__WHAT YOU NEED TO DO__:
Reproduce exactly the run of lines from the one containing "Reproduce this chart with pgfplots." through the one containing "INTERVENTION MILITAIRE EN". Pictures do not belong in the copy.

— Start —

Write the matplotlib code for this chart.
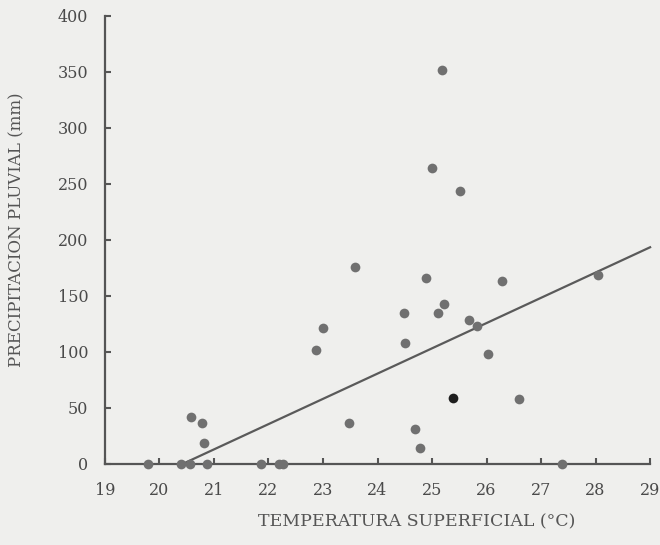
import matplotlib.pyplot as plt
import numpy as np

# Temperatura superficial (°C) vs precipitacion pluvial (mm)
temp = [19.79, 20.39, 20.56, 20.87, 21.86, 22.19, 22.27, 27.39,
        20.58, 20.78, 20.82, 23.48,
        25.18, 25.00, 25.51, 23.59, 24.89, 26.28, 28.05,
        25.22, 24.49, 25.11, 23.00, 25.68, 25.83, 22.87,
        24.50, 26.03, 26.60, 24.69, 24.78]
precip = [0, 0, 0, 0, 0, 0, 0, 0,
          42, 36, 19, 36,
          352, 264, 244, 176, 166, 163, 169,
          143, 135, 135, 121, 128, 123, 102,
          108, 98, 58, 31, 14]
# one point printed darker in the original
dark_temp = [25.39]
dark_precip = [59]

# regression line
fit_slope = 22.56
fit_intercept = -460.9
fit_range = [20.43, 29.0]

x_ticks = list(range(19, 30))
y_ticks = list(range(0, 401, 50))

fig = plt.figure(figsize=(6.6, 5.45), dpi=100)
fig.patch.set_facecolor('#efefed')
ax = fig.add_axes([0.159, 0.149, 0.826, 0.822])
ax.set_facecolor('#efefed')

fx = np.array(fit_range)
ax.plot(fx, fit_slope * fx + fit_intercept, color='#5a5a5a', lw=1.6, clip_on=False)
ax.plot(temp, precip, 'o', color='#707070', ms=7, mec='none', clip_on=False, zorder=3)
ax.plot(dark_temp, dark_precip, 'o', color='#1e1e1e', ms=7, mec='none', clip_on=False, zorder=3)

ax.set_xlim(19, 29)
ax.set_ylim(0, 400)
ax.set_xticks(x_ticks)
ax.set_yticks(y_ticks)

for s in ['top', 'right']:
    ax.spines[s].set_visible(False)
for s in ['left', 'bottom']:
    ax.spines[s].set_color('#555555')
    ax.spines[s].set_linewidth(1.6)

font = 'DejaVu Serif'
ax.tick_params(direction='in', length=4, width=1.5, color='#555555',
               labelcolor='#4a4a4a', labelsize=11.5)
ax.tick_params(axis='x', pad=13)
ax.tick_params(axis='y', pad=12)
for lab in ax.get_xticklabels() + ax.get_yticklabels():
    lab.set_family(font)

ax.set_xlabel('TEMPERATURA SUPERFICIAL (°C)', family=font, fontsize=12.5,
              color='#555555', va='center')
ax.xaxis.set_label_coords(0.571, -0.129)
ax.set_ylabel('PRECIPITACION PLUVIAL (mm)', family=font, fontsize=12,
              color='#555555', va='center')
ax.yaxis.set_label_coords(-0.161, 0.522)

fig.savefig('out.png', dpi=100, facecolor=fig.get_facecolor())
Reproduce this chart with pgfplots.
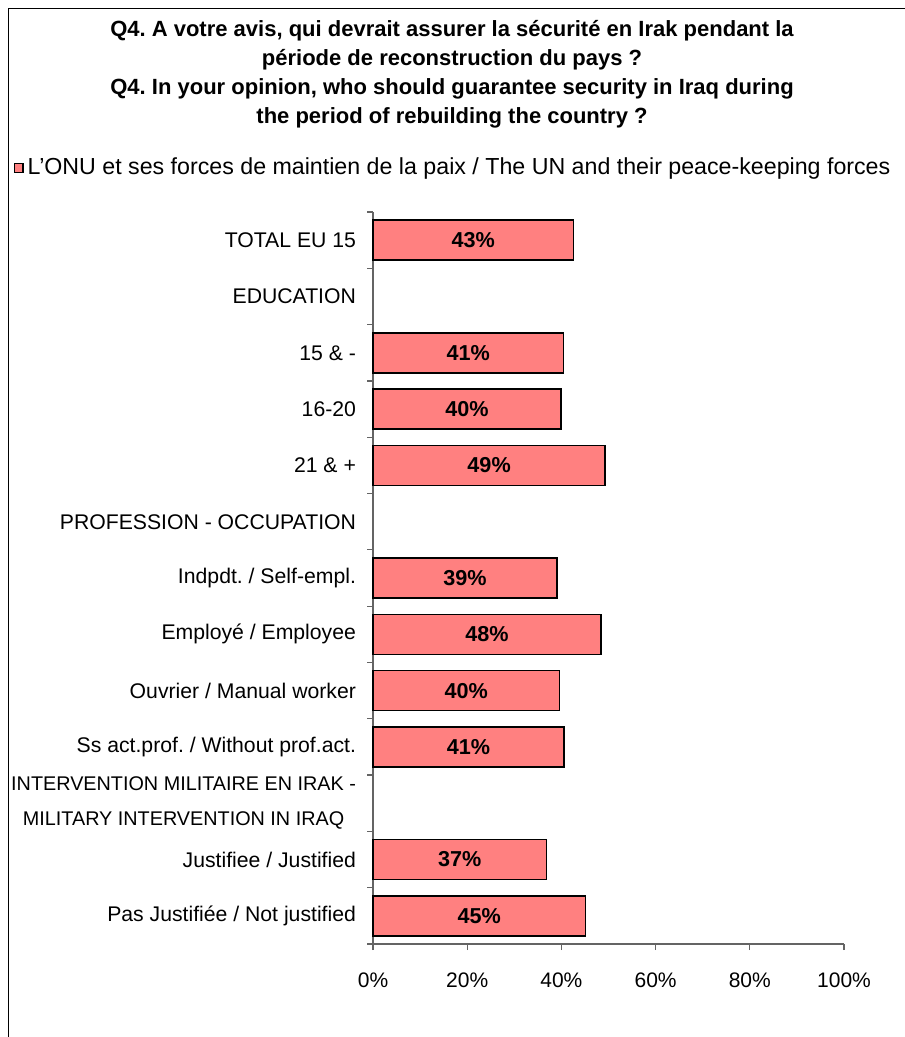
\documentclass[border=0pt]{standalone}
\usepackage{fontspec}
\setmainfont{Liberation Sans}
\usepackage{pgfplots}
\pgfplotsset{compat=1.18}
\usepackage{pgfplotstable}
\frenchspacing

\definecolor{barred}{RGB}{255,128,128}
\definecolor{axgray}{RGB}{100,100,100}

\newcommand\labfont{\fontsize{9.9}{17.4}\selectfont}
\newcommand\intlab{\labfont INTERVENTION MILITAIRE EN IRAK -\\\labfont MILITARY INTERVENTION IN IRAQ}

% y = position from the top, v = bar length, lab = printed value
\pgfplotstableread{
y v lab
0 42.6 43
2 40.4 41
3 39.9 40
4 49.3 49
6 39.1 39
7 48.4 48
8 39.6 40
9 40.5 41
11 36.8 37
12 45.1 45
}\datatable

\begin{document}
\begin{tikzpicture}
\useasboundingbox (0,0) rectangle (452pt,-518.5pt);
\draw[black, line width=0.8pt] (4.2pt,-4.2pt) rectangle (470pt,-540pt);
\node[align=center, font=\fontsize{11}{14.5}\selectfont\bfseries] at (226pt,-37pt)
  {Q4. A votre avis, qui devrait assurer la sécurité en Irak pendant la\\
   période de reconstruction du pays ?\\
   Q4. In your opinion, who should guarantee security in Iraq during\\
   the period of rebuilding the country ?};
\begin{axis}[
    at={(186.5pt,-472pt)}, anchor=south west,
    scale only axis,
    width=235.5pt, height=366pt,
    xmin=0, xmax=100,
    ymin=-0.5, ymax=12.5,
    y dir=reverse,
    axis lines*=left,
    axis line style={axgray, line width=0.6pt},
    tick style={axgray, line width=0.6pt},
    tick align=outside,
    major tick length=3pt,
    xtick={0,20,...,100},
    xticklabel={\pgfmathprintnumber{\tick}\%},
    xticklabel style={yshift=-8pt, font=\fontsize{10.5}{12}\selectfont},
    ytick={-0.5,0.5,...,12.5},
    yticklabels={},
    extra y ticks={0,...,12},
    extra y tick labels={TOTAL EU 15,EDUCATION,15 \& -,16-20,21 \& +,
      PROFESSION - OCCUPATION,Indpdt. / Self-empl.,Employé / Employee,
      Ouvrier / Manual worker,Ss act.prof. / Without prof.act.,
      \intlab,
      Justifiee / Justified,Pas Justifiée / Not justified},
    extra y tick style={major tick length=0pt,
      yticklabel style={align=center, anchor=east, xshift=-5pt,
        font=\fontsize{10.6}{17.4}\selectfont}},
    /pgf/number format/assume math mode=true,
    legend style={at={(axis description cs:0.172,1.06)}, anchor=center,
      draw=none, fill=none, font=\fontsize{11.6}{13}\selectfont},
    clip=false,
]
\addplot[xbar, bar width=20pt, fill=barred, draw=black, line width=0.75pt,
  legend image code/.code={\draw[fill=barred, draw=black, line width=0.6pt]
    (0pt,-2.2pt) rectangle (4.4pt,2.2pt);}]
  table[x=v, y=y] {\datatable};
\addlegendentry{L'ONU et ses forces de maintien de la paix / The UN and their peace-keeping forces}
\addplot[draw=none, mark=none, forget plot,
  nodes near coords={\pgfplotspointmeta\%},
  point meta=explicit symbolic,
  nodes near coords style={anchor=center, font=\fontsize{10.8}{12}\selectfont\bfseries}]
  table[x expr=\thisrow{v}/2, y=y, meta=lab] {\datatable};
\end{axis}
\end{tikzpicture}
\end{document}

— End —

__ANSWER TO THIS EXERCISE__:
Reproduce this chart with pgfplots.
\documentclass[border=0pt]{standalone}
\usepackage{fontspec}
\setmainfont{Liberation Sans}
\usepackage{pgfplots}
\pgfplotsset{compat=1.18}
\usepackage{pgfplotstable}
\frenchspacing

\definecolor{barred}{RGB}{255,128,128}
\definecolor{axgray}{RGB}{100,100,100}

\newcommand\labfont{\fontsize{9.9}{17.4}\selectfont}
\newcommand\intlab{\labfont INTERVENTION MILITAIRE EN IRAK -\\\labfont MILITARY INTERVENTION IN IRAQ}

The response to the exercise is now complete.